None of these systems explicitly get in the way of you just hopping into solo or online battles, but already, I’ve run into scenarios where I’ve just narrowly eked out victories over players who’ve obviously spent the dough (or just gotten lucky enough) to pull EX Mewtwos and the like. Meanwhile, I’m using fairly rudimentary decks and building my Pokedex and binder very slowly by comparison. While surveying the cards that friends of mine had pulled, I actually felt a pang of jealousy so great that I used hundreds of hourglasses to splurge on ten booster packs, which yielded me a lot of cards, but ultimately a whole bunch of nothing.

Pocket, just like the base TCG and every gacha and service game in the world, is banking on its systems to create these kinds of frustrations—these pockets of FOMO, if you will—and push you to spend so you keep enjoying the game. And since this is Pokémon we’re talking about here, y’know, the biggest media property in the world, there’s no telling the damage it’ll ultimately wreak.

I’m also wary of investing too much into Pocket because, frankly, I’ve little trust in digital media anymore. Years of shows being cut from streaming services, as well as games getting delisted and pulled from players’ libraries, have been a stark reminder that these companies are more than happy to sell you empty promises. A physical card can at least be tucked into a sleeve or binder that you can safely put away and bring back out. The Criterion Collection movies I’ve been assembling in my entertainment center aren’t going anywhere unless I want them to. Those physical things, be they cards or movies, are things that will last with care, care that I and many others willingly give them.

So long as Pocket makes Nintendo and The Pokémon Company richer, it’ll be around. The moment it stops benefiting them materially, though, I’m sure they’ll have no problem taking it all away from us, and that awareness is inevitably going to color my experience with it.

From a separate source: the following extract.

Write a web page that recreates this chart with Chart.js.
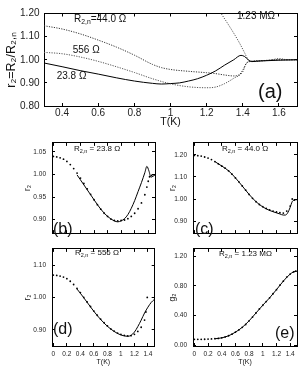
<!DOCTYPE html>
<html>
<head>
<meta charset="utf-8">
<script src="https://cdn.jsdelivr.net/npm/chart.js@4.4.0/dist/chart.umd.min.js"></script>
<style>
  body { margin: 0; background: #fff; }
  #wrap { position: relative; width: 306px; height: 366px; overflow: hidden; }
  canvas { position: absolute; }
</style>
</head>
<body>
<div id="wrap">
  <canvas id="pa"></canvas>
  <canvas id="pb"></canvas>
  <canvas id="pc"></canvas>
  <canvas id="pd"></canvas>
  <canvas id="pe"></canvas>
</div>
<script>
// ---- panel (a): r2 = R2/R2,n vs T for four films ----
const aT238 = [0.3,0.4,0.5,0.6,0.7,0.8,0.9,0.95,1.0,1.05,1.1,1.15,1.2,1.25,1.3,1.35,1.39,1.41,1.43,1.45,1.5,1.6,1.7];
const aR238 = [0.986,0.970,0.953,0.938,0.922,0.908,0.898,0.895,0.897,0.900,0.908,0.918,0.933,0.952,0.977,1.000,1.019,1.014,1.000,0.992,0.995,0.998,1.000];
const aT440 = [0.3,0.4,0.5,0.6,0.7,0.8,0.9,0.95,1.0,1.1,1.2,1.25,1.3,1.35,1.38,1.4,1.42,1.45,1.5,1.6,1.7];
const aR440 = [1.147,1.133,1.112,1.085,1.055,1.020,0.980,0.966,0.958,0.950,0.944,0.940,0.934,0.930,0.935,0.955,0.985,0.994,0.996,1.000,1.000];
const aT556 = [0.3,0.4,0.5,0.6,0.7,0.8,0.9,1.0,1.1,1.2,1.25,1.3,1.35,1.4,1.42,1.45,1.5,1.6,1.7];
const aR556 = [1.032,1.026,1.012,0.993,0.970,0.945,0.918,0.896,0.883,0.879,0.882,0.897,0.920,0.948,0.985,0.993,0.995,1.000,1.000];
const aT123 = [1.22,1.28,1.33,1.38,1.41,1.43,1.45,1.5,1.55,1.6,1.65,1.7];
const aR123 = [1.27,1.20,1.14,1.075,1.03,1.00,0.993,0.995,0.998,1.005,1.000,1.000];
const aXTicks = [0.4,0.6,0.8,1.0,1.2,1.4,1.6];
const aYTicks = [0.8,0.9,1.0,1.1,1.2];

// ---- panels (b)-(e): measured (dots) and calculated (line) ----
const bT    = [0,0.05,0.1,0.15,0.2,0.25,0.3,0.35,0.4,0.45,0.5,0.55,0.6,0.65,0.7,0.75,0.8,0.85,0.9,0.95,1.0,1.05,1.1,1.15,1.2,1.25,1.3,1.35,1.38,1.4,1.42,1.45];
const bDots = [1.040,1.039,1.037,1.034,1.029,1.022,1.013,1.003,0.992,0.980,0.968,0.956,0.944,0.933,0.923,0.914,0.907,0.901,0.898,0.897,0.898,0.899,0.902,0.907,0.914,0.924,0.937,0.955,0.972,0.985,0.995,0.998];
const bLT   = [0.35,0.4,0.5,0.6,0.7,0.8,0.9,0.95,1.0,1.05,1.1,1.15,1.2,1.25,1.3,1.35,1.38,1.41,1.44,1.47,1.5];
const bLine = [0.999,0.988,0.966,0.944,0.923,0.907,0.897,0.895,0.897,0.902,0.911,0.925,0.942,0.962,0.982,1.004,1.018,1.008,0.994,0.996,0.999];

const cT    = [0,0.05,0.1,0.15,0.2,0.25,0.3,0.35,0.4,0.45,0.5,0.55,0.6,0.65,0.7,0.75,0.8,0.85,0.9,0.95,1.0,1.05,1.1,1.15,1.2,1.25,1.3,1.35,1.4,1.43,1.46];
const cDots = [1.198,1.197,1.195,1.191,1.186,1.179,1.170,1.160,1.150,1.140,1.128,1.113,1.096,1.078,1.059,1.040,1.021,1.003,0.988,0.975,0.965,0.957,0.950,0.945,0.941,0.938,0.936,0.945,0.968,1.000,0.995];
const cLT   = [0.3,0.4,0.5,0.6,0.7,0.8,0.9,1.0,1.1,1.2,1.25,1.3,1.33,1.36,1.4,1.43,1.46,1.5];
const cLine = [1.170,1.150,1.128,1.096,1.059,1.021,0.988,0.964,0.948,0.937,0.932,0.927,0.927,0.935,0.962,0.988,0.995,0.997];

const dT    = [0,0.05,0.1,0.15,0.2,0.25,0.3,0.35,0.4,0.45,0.5,0.55,0.6,0.65,0.7,0.75,0.8,0.85,0.9,0.95,1.0,1.05,1.1,1.15,1.2,1.25,1.3,1.35,1.37,1.39];
const dDots = [1.069,1.068,1.066,1.063,1.058,1.050,1.040,1.028,1.015,1.000,0.986,0.972,0.958,0.945,0.933,0.922,0.912,0.903,0.896,0.890,0.886,0.883,0.881,0.882,0.886,0.895,0.908,0.930,0.955,1.000];
const dLT   = [0.35,0.4,0.5,0.6,0.7,0.8,0.9,1.0,1.1,1.15,1.2,1.25,1.3,1.35,1.4,1.45,1.49];
const dLine = [1.026,1.013,0.985,0.957,0.932,0.911,0.895,0.884,0.880,0.883,0.893,0.910,0.930,0.952,0.970,0.985,0.993];

const eT    = [0,0.05,0.1,0.15,0.2,0.25,0.3,0.35,0.4,0.45,0.5,0.55,0.6,0.65,0.7,0.75,0.8,0.85,0.9,0.95,1.0,1.05,1.1,1.15,1.2,1.25,1.3,1.35,1.4,1.45,1.48];
const eDots = [0.080,0.080,0.080,0.081,0.083,0.086,0.089,0.092,0.100,0.112,0.128,0.150,0.177,0.207,0.242,0.280,0.330,0.380,0.435,0.490,0.540,0.590,0.640,0.695,0.750,0.810,0.865,0.920,0.960,0.990,1.000];
const eLT   = [0.3,0.4,0.5,0.6,0.7,0.8,0.9,1.0,1.1,1.2,1.3,1.4,1.45,1.5];
const eLine = [0.088,0.100,0.128,0.177,0.242,0.330,0.435,0.540,0.640,0.750,0.865,0.960,0.990,1.000];

const lowXTicks = [0,0.2,0.4,0.6,0.8,1.0,1.2,1.4];
const bYTicks = [0.90,0.95,1.00,1.05];
const cYTicks = [0.90,1.00,1.10,1.20];
const dYTicks = [0.90,1.00,1.10];
const eYTicks = [0.00,0.40,0.80,1.20];

const FONT = '"Liberation Sans", Arial, Helvetica, sans-serif';
const pts = (xs, ys) => xs.map((x, i) => ({x: x, y: ys[i]}));

function dotted(xs, ys, color) {
  return {data: pts(xs, ys), borderColor: color, borderWidth: 1, borderDash: [1.2, 1.3],
          pointRadius: 0, fill: false, cubicInterpolationMode: 'monotone'};
}
function solid(xs, ys) {
  return {data: pts(xs, ys), borderColor: '#000', borderWidth: 1, pointRadius: 0,
          fill: false, cubicInterpolationMode: 'monotone'};
}
function dots(xs, ys) {
  return {data: pts(xs, ys), showLine: false, pointRadius: 0.9, pointBorderWidth: 0,
          pointBackgroundColor: '#000'};
}

// text with subscripts: parts = [[text, isSub], ...]
function richText(ctx, parts, x, y, size) {
  let cx = x;
  parts.forEach(([txt, sub]) => {
    const fs = sub ? size * 0.68 : size;
    ctx.font = fs + 'px ' + FONT;
    ctx.fillText(txt, cx, sub ? y + size * 0.3 : y);
    cx += ctx.measureText(txt).width;
  });
}

function axis(pos, min, max, ticks, fit, o) {
  o = o || {};
  const horiz = pos === 'top' || pos === 'bottom';
  return {
    type: 'linear', position: pos, min: min, max: max,
    afterBuildTicks: s => { s.ticks = ticks.map(v => ({value: v})); },
    afterFit: s => { if (horiz) s.height = fit; else s.width = fit; },
    grid: {drawOnChartArea: false, drawTicks: true, tickLength: -3, color: '#000', tickColor: '#000'},
    border: {display: true, color: '#000', width: 1},
    ticks: {display: !!o.labels, color: '#222', padding: o.pad || 0, autoSkip: false,
            maxRotation: 0, minRotation: 0,
            font: {family: FONT, size: o.size || 6}, callback: o.fmt},
    title: o.title ? {display: true, text: o.title, color: '#111', padding: o.titlePad,
                      font: {family: FONT, size: o.titleSize}} : {display: false}
  };
}

const fmtX = v => String(Math.round(v * 10) / 10);
const fmtY = v => v.toFixed(2);

function panel(id, box, plot, o) {
  const cv = document.getElementById(id);
  cv.style.left = box.x + 'px'; cv.style.top = box.y + 'px';
  cv.style.width = box.w + 'px'; cv.style.height = box.h + 'px';
  cv.width = box.w; cv.height = box.h;
  new Chart(cv, {
    type: 'line',
    data: {datasets: o.datasets},
    options: {
      responsive: false, animation: false, devicePixelRatio: 1,
      layout: {padding: {left: 0, bottom: 0, top: plot.t - box.y, right: box.x + box.w - plot.r}},
      plugins: {legend: {display: false}, tooltip: {enabled: false}},
      scales: {
        x: axis('bottom', o.xmin, o.xmax, o.xt, box.y + box.h - plot.b, o.xo),
        x2: axis('top', o.xmin, o.xmax, o.xt, 0),
        y: axis('left', o.ymin, o.ymax, o.yt, plot.l - box.x, o.yo),
        y2: axis('right', o.ymin, o.ymax, o.yt, 0)
      }
    },
    plugins: [{
      id: 'notes',
      afterDraw(chart) {
        const ctx = chart.ctx;
        ctx.save();
        ctx.fillStyle = '#111';
        ctx.textBaseline = 'middle';
        ctx.textAlign = 'left';
        o.notes.forEach(n => richText(ctx, n.parts, n.x - box.x, n.y - box.y, n.size));
        ctx.restore();
      }
    }]
  });
}

// (a)
panel('pa', {x: 0, y: 0, w: 306, h: 130}, {l: 44, t: 6, r: 297, b: 106}, {
  xmin: 0.3, xmax: 1.7, ymin: 0.8, ymax: 1.2, xt: aXTicks, yt: aYTicks,
  xo: {labels: true, pad: 4, size: 10, fmt: fmtX, title: 'T(K)', titleSize: 10.5, titlePad: 1.5},
  yo: {labels: true, pad: 7.5, size: 10, fmt: fmtY, title: 'r\u2082=R\u2082/R\u2082,\u2099', titleSize: 12.5, titlePad: 4},
  datasets: [
    solid(aT238, aR238),
    dotted(aT440, aR440, '#333'),
    dotted(aT556, aR556, '#555'),
    dotted(aT123, aR123, '#555')
  ],
  notes: [
    {parts: [['R', 0], ['2,n', 1], ['=44.0 \u03A9', 0]], x: 74, y: 19.5, size: 10},
    {parts: [['556 \u03A9', 0]], x: 72.7, y: 50, size: 10},
    {parts: [['23.8 \u03A9', 0]], x: 56.7, y: 76.7, size: 10},
    {parts: [['1.23 M\u03A9', 0]], x: 237, y: 16, size: 10},
    {parts: [['(a)', 0]], x: 258, y: 92, size: 20}
  ]
});

const lowX = {xmin: -0.02, xmax: 1.5, xt: lowXTicks};
const yTitle = (t, pad) => ({labels: true, pad: 9, size: 6.5, fmt: fmtY, title: t, titleSize: 8.5, titlePad: pad});

// (b)
panel('pb', {x: 0, y: 130, w: 160, h: 116}, {l: 52, t: 140, r: 155, b: 243}, Object.assign({
  ymin: 0.87, ymax: 1.07, yt: bYTicks, xo: {}, yo: yTitle('r\u2082', 22.5),
  datasets: [solid(bLT, bLine), dots(bT, bDots)],
  notes: [
    {parts: [['R', 0], ['2,n', 1], [' = 23.8 \u03A9', 0]], x: 74, y: 149, size: 8},
    {parts: [['(b)', 0]], x: 53, y: 229.5, size: 16}
  ]
}, lowX));

// (c)
panel('pc', {x: 160, y: 130, w: 146, h: 116}, {l: 193, t: 140, r: 297, b: 243}, Object.assign({
  ymin: 0.845, ymax: 1.255, yt: cYTicks, xo: {}, yo: yTitle('r\u2082', 8),
  datasets: [solid(cLT, cLine), dots(cT, cDots)],
  notes: [
    {parts: [['R', 0], ['2,n', 1], [' = 44.0 \u03A9', 0]], x: 222, y: 149, size: 8},
    {parts: [['(c)', 0]], x: 195, y: 230, size: 16}
  ]
}, lowX));

// (d)
panel('pd', {x: 0, y: 236, w: 160, h: 130}, {l: 52, t: 243, r: 155, b: 346}, Object.assign({
  ymin: 0.85, ymax: 1.15, yt: dYTicks,
  xo: {labels: true, pad: 7.2, size: 6.5, fmt: fmtX, title: 'T(K)', titleSize: 7, titlePad: 0},
  yo: yTitle('r\u2082', 22.5),
  datasets: [solid(dLT, dLine), dots(dT, dDots)],
  notes: [
    {parts: [['R', 0], ['2,n', 1], [' = 556 \u03A9', 0]], x: 75, y: 253, size: 8},
    {parts: [['(d)', 0]], x: 53, y: 330, size: 16}
  ]
}, lowX));

// (e)
panel('pe', {x: 160, y: 236, w: 146, h: 130}, {l: 193, t: 243, r: 297, b: 346}, Object.assign({
  ymin: -0.01, ymax: 1.3, yt: eYTicks,
  xo: {labels: true, pad: 7.2, size: 6.5, fmt: fmtX, title: 'T(K)', titleSize: 7, titlePad: 0},
  yo: yTitle('g\u2082', 8),
  datasets: [solid(eLT, eLine), dots(eT, eDots)],
  notes: [
    {parts: [['R', 0], ['2,n', 1], [' = 1.23 M\u03A9', 0]], x: 219, y: 254, size: 8},
    {parts: [['(e)', 0]], x: 275, y: 334, size: 16}
  ]
}, lowX));
</script>
</body>
</html>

Which is a shame, because I really am enjoying Pocket. It felt good getting to trounce that player with the Mewtwo by simply outsmarting and outplaying them. The TCG version of Pokémon will be mostly familiar to someone who’s played the games before, but there’s just enough of a tactical twist in the management of energies and the whole party to promote smart plays over raw power sometimes. It’s still very early days for Pocket, meaning it’s impossible to divine its staying power or whether all of the problems I’m flagging will remain as such. For as much joy as it might bring, just never forget to treat Pocket, as well as its developers and publishers, with the caution they deserve.